# BorgWarner All-Wheel Drive Transfer Case System to Power New Audi Q7



## [email protected] (Apr 9, 2004)

AUBURN HILLS, Mich. -- BorgWarner's all- wheel drive transfer case system will be standard on the new Audi Q7, a luxury performance SUV scheduled to debut in 2006.
"BorgWarner TorqTransfer Systems is delighted to add Audi to the list of valued customers who benefit from our advanced technology, quality, and creative solutions to all-wheel drive challenges," said Cindy Niekamp, President and General Manager, BorgWarner TorqTransfer Systems. "We are proud to bring BorgWarner's leadership in all-wheel drive to the owners of this distinctive vehicle."
The BorgWarner all-wheel drive transfer case system on the Q7 enhances vehicle handling and fuel efficiency. A BorgWarner Morse TEC Hy-Vo® chain provides quiet all-wheel drive operation. System production will begin during the fourth quarter of this year at BorgWarner TorqTransfer Systems in Margam, Wales. The facility also manufactures synchronizers and four-wheel drive systems for other customers. Representatives of Audi, the Welsh assembly government, various suppliers and local civic officials joined BorgWarner at an event there today celebrating the upcoming launch.
"As Audi celebrates the 25th anniversary of the Audi Quattro system, BorgWarner is pleased to add its all-wheel drive transfer case technology to Audi's premium all-wheel drive product offerings," said Ms. Niekamp.
BorgWarner TorqTransfer Systems is a leading independent global designer and producer of transfer cases and torque management devices for all-wheel drive passenger car, crossover vehicle, sports-utility and light-truck markets.
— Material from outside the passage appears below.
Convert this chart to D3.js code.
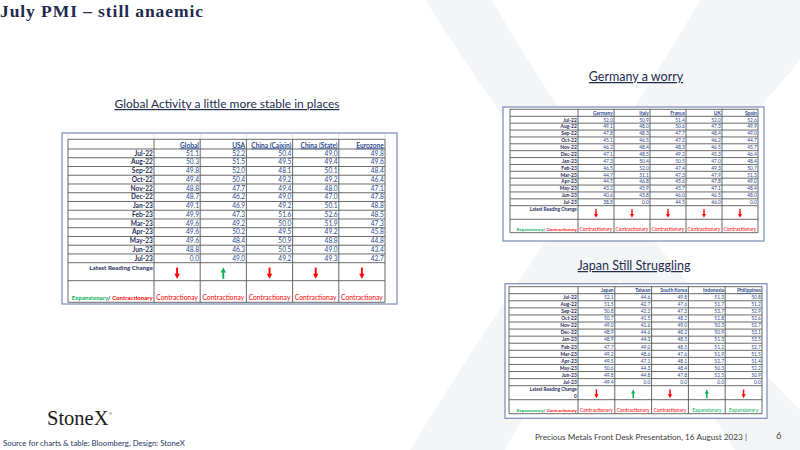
<!DOCTYPE html>
<html>
<head>
<meta charset="utf-8">
<script src="https://cdn.jsdelivr.net/npm/d3@7"></script>
<style>
  html, body { margin: 0; padding: 0; background: #fff; }
  svg { display: block; }
</style>
</head>
<body>
<svg id="slide" width="800" height="450"></svg>
<script>
// ---- data ----
const months = ["Jul-22","Aug-22","Sep-22","Oct-22","Nov-22","Dec-22","Jan-23","Feb-23","Mar-23","Apr-23","May-23","Jun-23","Jul-23"];

const globalCols = ["Global","USA","China (Caixin)","China (State)","Eurozone"];
const globalValues = [
  [51.1,50.3,49.8,49.4,48.8,48.7,49.1,49.9,49.6,49.6,49.6,48.8,0.0],
  [52.2,51.5,52.0,50.4,47.7,46.2,46.9,47.3,49.2,50.2,48.4,46.3,49.0],
  [50.4,49.5,48.1,49.2,49.4,49.0,49.2,51.6,50.0,49.5,50.9,50.5,49.2],
  [49.0,49.4,50.1,49.2,48.0,47.0,50.1,52.6,51.9,49.2,48.8,49.0,49.3],
  [49.8,49.6,48.4,46.4,47.1,47.8,48.8,48.5,47.3,45.8,44.8,43.4,42.7]
];
const globalChange = ["down","up","down","down","down"];
const globalStatus = ["Contractionay","Contractionay","Contractionay","Contractionay","Contractionay"];

const europeCols = ["Germany","Italy","France","UK","Spain"];
const europeValues = [
  [52.0,49.1,47.8,45.1,46.2,47.1,47.3,46.5,44.7,44.5,43.2,40.6,38.8],
  [50.9,48.0,48.3,46.5,48.4,48.5,50.4,52.0,51.1,46.8,45.9,43.8,0.0],
  [51.4,50.6,47.7,47.2,48.3,49.2,50.5,47.4,47.3,45.6,45.7,46.0,44.5],
  [52.0,47.3,48.4,46.2,46.5,45.3,47.0,49.3,47.9,47.8,47.1,46.5,46.0],
  [52.6,49.9,49.0,44.7,45.7,46.4,48.4,50.7,51.3,49.0,48.4,48.0,0.0]
];
const europeChange = ["down","down","down","down","down"];
const europeStatus = ["Contractionary","Contractionary","Contractionary","Contractionary","Contractionary"];

const asiaCols = ["Japan","Taiwan","South Korea","Indonesia","Philippines"];
const asiaValues = [
  [52.1,51.5,50.8,50.7,49.0,48.9,48.9,47.7,49.2,49.5,50.6,49.8,49.4],
  [44.6,42.7,42.2,41.5,41.6,44.6,44.3,49.0,48.6,47.1,44.3,44.8,0.0],
  [49.8,47.6,47.3,48.2,49.0,48.2,48.5,48.5,47.6,48.1,48.4,47.8,0.0],
  [51.3,51.7,53.7,51.8,50.3,50.9,51.3,51.2,51.9,52.7,50.3,52.5,0.0],
  [50.8,51.2,52.9,52.6,52.7,53.1,53.5,52.7,51.5,51.4,52.2,50.9,0.0]
];
const asiaChange = ["down","up","down","up","down"];
const asiaStatus = ["Contractionary","Contractionary","Contractionary","Expansionary","Expansionary"];

// ---- drawing ----
const svg = d3.select("#slide");
const NAVY = "#1f2d5a";
const VAL = "#2d4a8e";
const RED = "#ff0000";
const GREEN = "#00b050";
const fmt = d3.format(".1f");

// faint X watermark
const wm = svg.append("g").attr("fill", "#f4f5f7");
wm.append("path").attr("d", "M425,0 L492,0 C560,120 690,300 800,410 L800,450 L735,450 C640,300 520,150 425,0 Z");
wm.append("path").attr("d", "M700,0 L800,0 L800,60 C700,180 570,330 505,450 L410,450 C500,300 620,140 700,0 Z");

// title
svg.append("text")
  .attr("x", 0).attr("y", 17)
  .attr("font-family", "Liberation Serif, DejaVu Serif, serif")
  .attr("font-weight", "bold")
  .attr("font-size", 17.5)
  .attr("textLength", 203).attr("lengthAdjust", "spacing")
  .attr("fill", "#1f2a4f")
  .text("July PMI \u2013 still anaemic");

function subtitle(x, y, size, label) {
  svg.append("text")
    .attr("x", x).attr("y", y)
    .attr("text-anchor", "middle")
    .attr("font-family", "Lato, Open Sans, sans-serif")
    .attr("font-size", size)
    .attr("fill", "#1f2d4f")
    .style("text-decoration", "underline")
    .text(label);
}
subtitle(227, 108, 12, "Global Activity a little more stable in places");
subtitle(636, 81, 12.5, "Germany a worry");
subtitle(634, 270, 12.5, "Japan Still Struggling");

function arrow(g, cx, cy, len, dir) {
  const col = dir === "up" ? GREEN : RED;
  const h = len * 0.45, w = len * 0.24;
  const s = dir === "up" ? -1 : 1;
  const tip = cy + s * len / 2;
  const base = tip - s * h;
  g.append("line")
    .attr("x1", cx).attr("x2", cx)
    .attr("y1", cy - s * len / 2).attr("y2", base + s * 0.5)
    .attr("stroke", col).attr("stroke-width", len * 0.17);
  g.append("path")
    .attr("d", `M${cx - w},${base} L${cx + w},${base} L${cx},${tip} Z`)
    .attr("fill", col);
}

function drawTable(cols, values, change, status, L, extraZero) {
  const g = svg.append("g");
  const x = d3.scaleBand().domain(cols).range([L.labelRight, L.right]);
  const y = d3.scaleBand().domain(months).range([L.rowsTop, L.rowsBottom]);
  const fs = L.fs;

  // frame
  g.append("rect")
    .attr("x", L.frame[0]).attr("y", L.frame[1])
    .attr("width", L.frame[2]).attr("height", L.frame[3])
    .attr("fill", "#fff").attr("stroke", "#8593bb").attr("stroke-width", 1.3);

  // faint excel grid above header
  const vx = [L.left, L.labelRight].concat(cols.map(c => x(c) + x.bandwidth()));
  vx.forEach(v => g.append("line")
    .attr("x1", v).attr("x2", v).attr("y1", L.frame[1] + 1).attr("y2", L.headTop)
    .attr("stroke", "#d0d0d0").attr("stroke-width", 0.6));

  // horizontal lines
  const hy = [L.headTop, L.rowsTop].concat(months.map(m => y(m) + y.bandwidth()), [L.changeBottom, L.statusBottom]);
  hy.forEach(v => g.append("line")
    .attr("x1", L.left).attr("x2", L.right).attr("y1", v).attr("y2", v)
    .attr("stroke", "#444").attr("stroke-width", 0.8));
  // vertical lines
  vx.forEach(v => g.append("line")
    .attr("x1", v).attr("x2", v).attr("y1", L.headTop).attr("y2", L.statusBottom)
    .attr("stroke", "#555").attr("stroke-width", 0.9));

  const txt = (xx, yy, anchor, s, size) => g.append("text")
    .attr("x", xx).attr("y", yy).attr("text-anchor", anchor)
    .attr("font-family", "Lato, Open Sans, sans-serif").attr("font-size", size || fs).text(s);

  // header
  cols.forEach(c => txt(x(c) + x.bandwidth() - 1.2, L.rowsTop - 1.5, "end", c)
    .attr("fill", VAL).attr("font-weight", "bold").style("text-decoration", "underline"));

  // rows
  months.forEach((m, i) => {
    const by = y(m) + y.bandwidth() - (y.bandwidth() - fs * 0.72) / 2;
    txt(L.labelRight - 1.2, by, "end", m).attr("fill", NAVY).attr("font-weight", "bold");
    cols.forEach((c, j) => txt(x(c) + x.bandwidth() - 1.2, by, "end", fmt(values[j][i])).attr("fill", VAL));
  });

  // latest reading change
  const small = fs * 0.95;
  txt(L.labelRight - 1.2, L.rowsBottom + small + 0.8, "end", "Latest Reading Change", small)
    .attr("fill", NAVY).attr("font-weight", "bold");
  if (extraZero) txt(L.labelRight - 1.2, L.rowsBottom + 2 * small + 2.5, "end", "0", small)
    .attr("fill", NAVY).attr("font-weight", "bold");
  const ch = L.changeBottom - L.rowsBottom;
  const cy = L.changeBottom - ch * 0.42;
  const len = ch * 0.62;
  cols.forEach((c, j) => arrow(g, x(c) + x.bandwidth() / 2, cy, len, change[j]));

  // status row
  const sy = L.statusBottom - 2;
  const lab = txt(L.labelRight - 1.2, sy, "end", "", fs * 0.92).attr("font-weight", "bold");
  lab.append("tspan").attr("fill", GREEN).text("Expansionary");
  lab.append("tspan").attr("fill", NAVY).text("/ ");
  lab.append("tspan").attr("fill", RED).text("Contractionary");
  cols.forEach((c, j) => txt(x(c) + x.bandwidth() / 2, sy, "middle", status[j], fs * 1.02)
    .attr("fill", status[j].startsWith("Exp") ? GREEN : RED));
}

drawTable(globalCols, globalValues, globalChange, globalStatus, {
  frame: [62, 133, 335, 171], left: 68, labelRight: 154, right: 385,
  headTop: 139.3, rowsTop: 149, rowsBottom: 262.7, changeBottom: 280.7, statusBottom: 302.3, fs: 6.6
});
drawTable(europeCols, europeValues, europeChange, europeStatus, {
  frame: [503, 107, 261, 134], left: 510, labelRight: 578, right: 758,
  headTop: 109.3, rowsTop: 116.3, rowsBottom: 205.7, changeBottom: 219.3, statusBottom: 232.7, fs: 4.9
});
drawTable(asiaCols, asiaValues, asiaChange, asiaStatus, {
  frame: [505, 283.7, 262, 134.6], left: 509, labelRight: 578, right: 762,
  headTop: 286.7, rowsTop: 293.7, rowsBottom: 385.7, changeBottom: 399.7, statusBottom: 413.7, fs: 4.9
}, true);

// logo and footer
const logo = svg.append("text")
  .attr("x", 47).attr("y", 425)
  .attr("font-family", "Liberation Serif, DejaVu Serif, serif")
  .attr("font-size", 20.5).attr("fill", "#1a1a1a")
  .text("StoneX");
logo.append("tspan").attr("font-size", 5).attr("dy", -10).text("\u00ae");

svg.append("text")
  .attr("x", 3).attr("y", 446)
  .attr("font-family", "Lato, Open Sans, sans-serif")
  .attr("font-size", 7.8).attr("fill", "#1f3864")
  .text("Source for charts & table: Bloomberg, Design: StoneX");

svg.append("text")
  .attr("x", 535).attr("y", 440)
  .attr("font-family", "Lato, Open Sans, sans-serif")
  .attr("font-size", 8.2).attr("fill", "#404040")
  .text("Precious Metals Front Desk Presentation, 16 August 2023 |");

svg.append("text")
  .attr("x", 776).attr("y", 439)
  .attr("font-family", "Lato, Open Sans, sans-serif")
  .attr("font-size", 9.5).attr("fill", "#404040")
  .text("6");
</script>
</body>
</html>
These systems enhance vehicle stability, security, and drivability.
Auburn Hills, Michigan-based BorgWarner Inc. (NYSE: BWA - News) is a product leader in highly engineered components and systems for vehicle powertrain applications worldwide. The company operates manufacturing and technical facilities in 62 locations in 17 countries. Customers include Ford, DaimlerChrysler, General Motors, VW/Audi, Toyota, Hyundai/Kia, Renault/Nissan, Honda, Caterpillar, Navistar International, Peugeot, and BMW. The Internet address for BorgWarner is: http://www.borgwarner.com .
Statements contained in this news release may contain forward-looking statements as contemplated by the 1995 Private Securities Litigation Reform Act that are based on management's current expectations, estimates and projections. Words such as "expects," "anticipates," "intends," "plans," "believes," "estimates," variations of such words and similar expressions are intended to identify such forward-looking statements. Forward-looking statements are subject to risks and uncertainties, many of which are difficult to predict and generally beyond the control of the Company, that could cause actual results to differ materially from those expressed, projected or implied in or by the forward-looking statements. Such risks and uncertainties include: fluctuations in domestic or foreign automotive production, the continued use of outside suppliers by original equipment manufacturers, fluctuations in demand for vehicles containing the Company's products, general economic conditions, as well as other risks detailed in the Company's filings with the Securities and Exchange Commission, including the Cautionary Statements filed as Exhibit 99.1 to the Form 10-K for the fiscal year ended December 31, 2004. The Company does not undertake any obligation to update any forward-looking statement.


----------



## D Clymer (Feb 18, 1999)

*Re: BorgWarner All-Wheel Drive Transfer Case System to Power New Audi Q7 ([email protected])*

Hmm. So this is how they got around the problem of providing drive to a front axle set further forward than the transmission. I wonder if this is just for the Tourag/Q7 platform or if this is the upcoming technology for Audi cars that will finally allow them to move the front axle forward and get rid of the long front overhang.


----------



## dcxmann (Jan 18, 2003)

*Re: BorgWarner All-Wheel Drive Transfer Case System to Power New Audi Q7 (D Clymer)*

q


----------